After the fall of Kabul, initial statements by the government were encouraging that additional places for refugees would be granted, especially in light of Australia’s 20 year involvement in the Afghan conflict. But those statements have proved disappointing.

“Be assured of our prayers for you as you lead our nation,” the bishops said in their letter to the Prime Minister this week. “Our churches have been communicating with members of Parliament since August 2021 when news reached us of the fall of Kabul. Many wrote because they were encouraged by your Government’s initial engagement with the crisis, and others because of the level of compassion they witnessed. It was heartening to hear the proactive approach you had taken, facilitating 32 evacuation flights, and assisting over 4,000 people to escape from Afghanistan. We heard and appreciated your reiteration that the initial intake of 3,000 refugees from Afghanistan would be ‘a floor and not a ceiling’. 
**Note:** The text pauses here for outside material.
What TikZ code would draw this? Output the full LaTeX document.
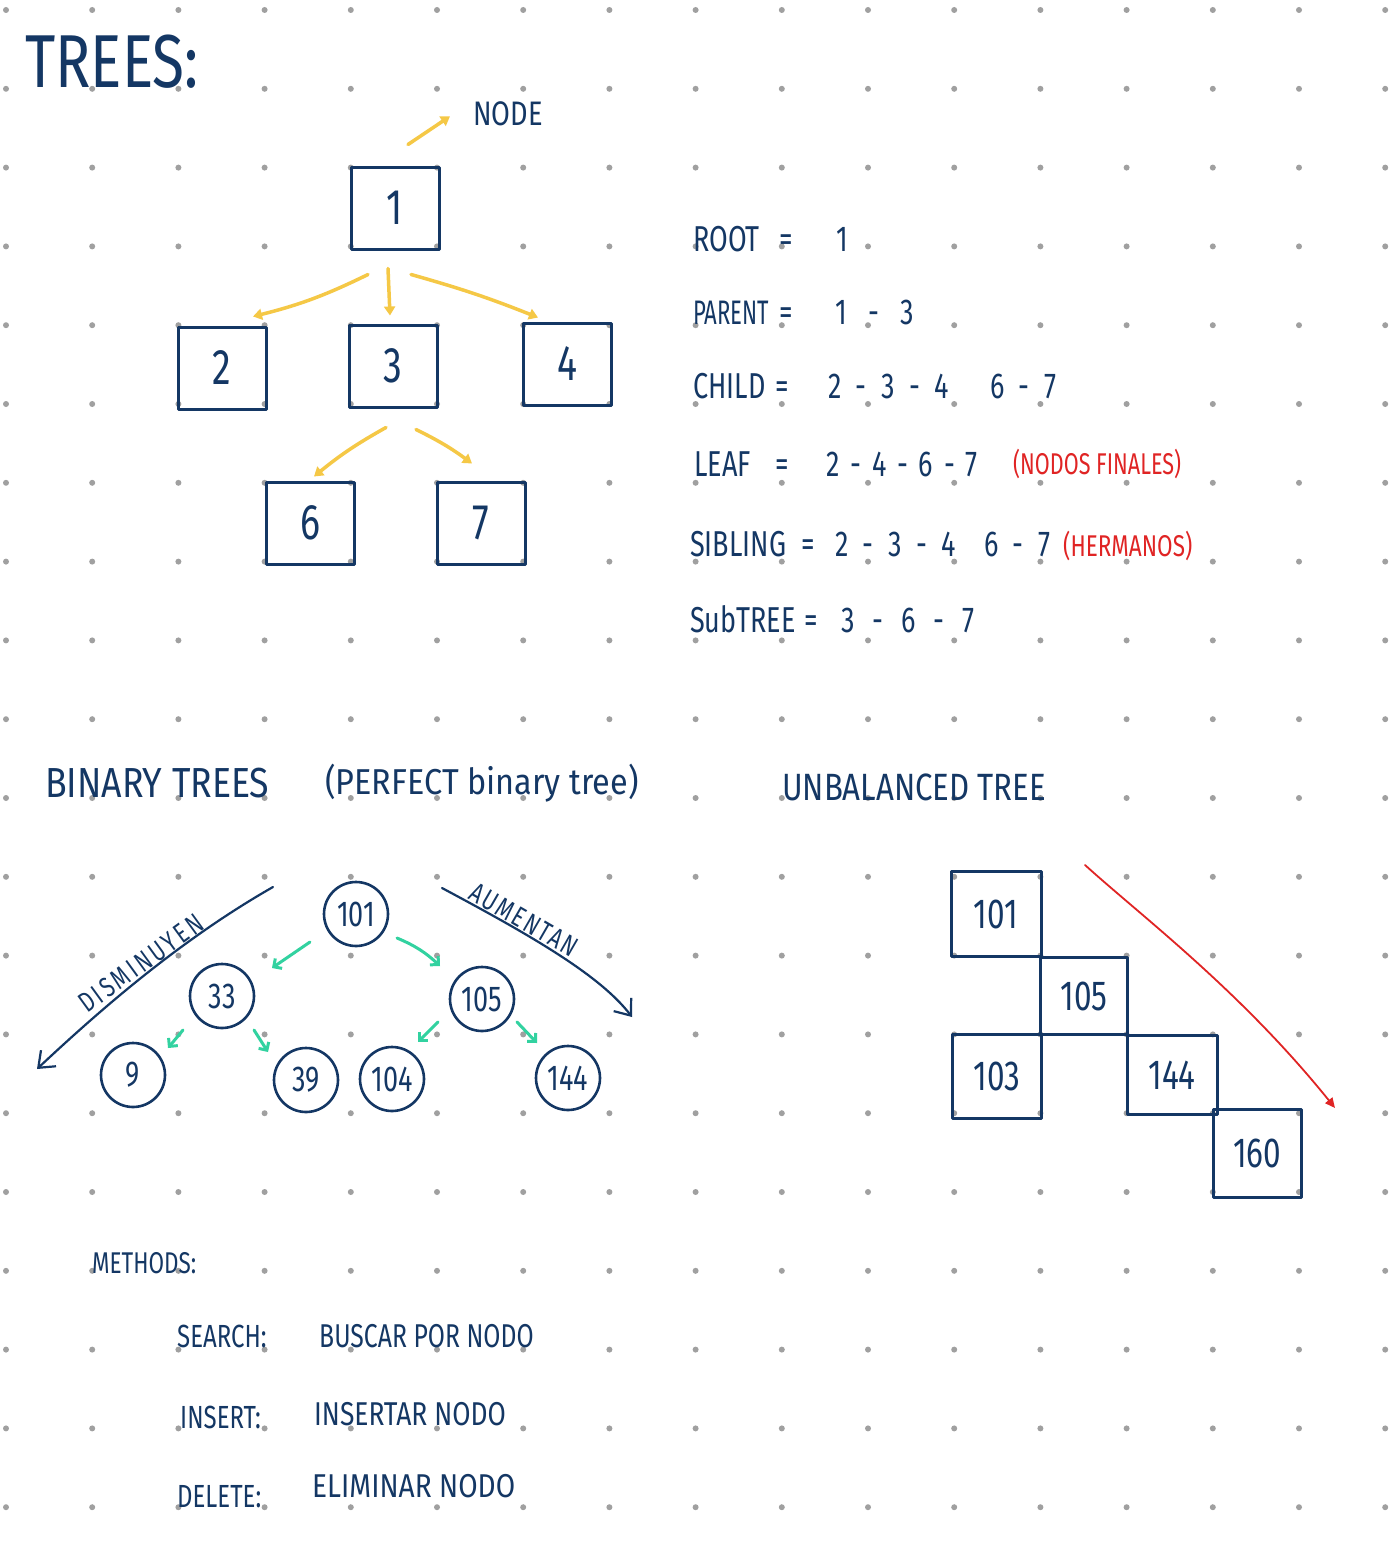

“We hope, therefore, that you will understand our disappointment with what has followed. The Government’s announcement in January that more places would be provided for refugees has amounted to no additional refugee places and that there would only be 15,000 places allocated to people from Afghanistan within the existing refugee program.”

We recognise that the conflicts in Ukraine, Myanmar and Ethiopia are leading to a sharp rise in the number of vulnerable and displaced people seeking refuge.

More than 30 bishops, including the Archbishop of Sydney and all his bishops, signed the letter calling for a special intake of 20 thousand refugees above the existing quota.

“We have learned that the Department of Home Affairs has received applications from more than 145,000 individuals from Afghanistan. We feel that providing only 15,000 refugee places over 4 years from within the existing program is not an adequate response for people for whom we fought and with whom we laboured,” the letter said. “We recognise that the conflicts in Ukraine, Myanmar and Ethiopia are leading to a sharp rise in the number of vulnerable and displaced people seeking refuge.

“We believe this is a compelling reason to create a special intake of 20,000 additional refugees from Afghanistan and to include these additional places in your Government’s upcoming Federal Budget.”

 The letter reinforces the efforts of a delegation of church leaders, including the Bishop of North Sydney, Chris Edwards, who went to Canberra in February to lobby for more places.

“God has placed in us, a real compassion for those who are lost, those who are refugees, those who have been abandoned and because he has a heart for the lost, the more we align with him and his values and his will and his ways, our hearts go for those who are lost,” Bishop Edwards said. “The refugee really does represent the person who’s got no home, no place to go and so given that Jesus, at one stage, was a refugee, (then) we have a real heart and a passion for people who have been left without homes and left in dangerous places.”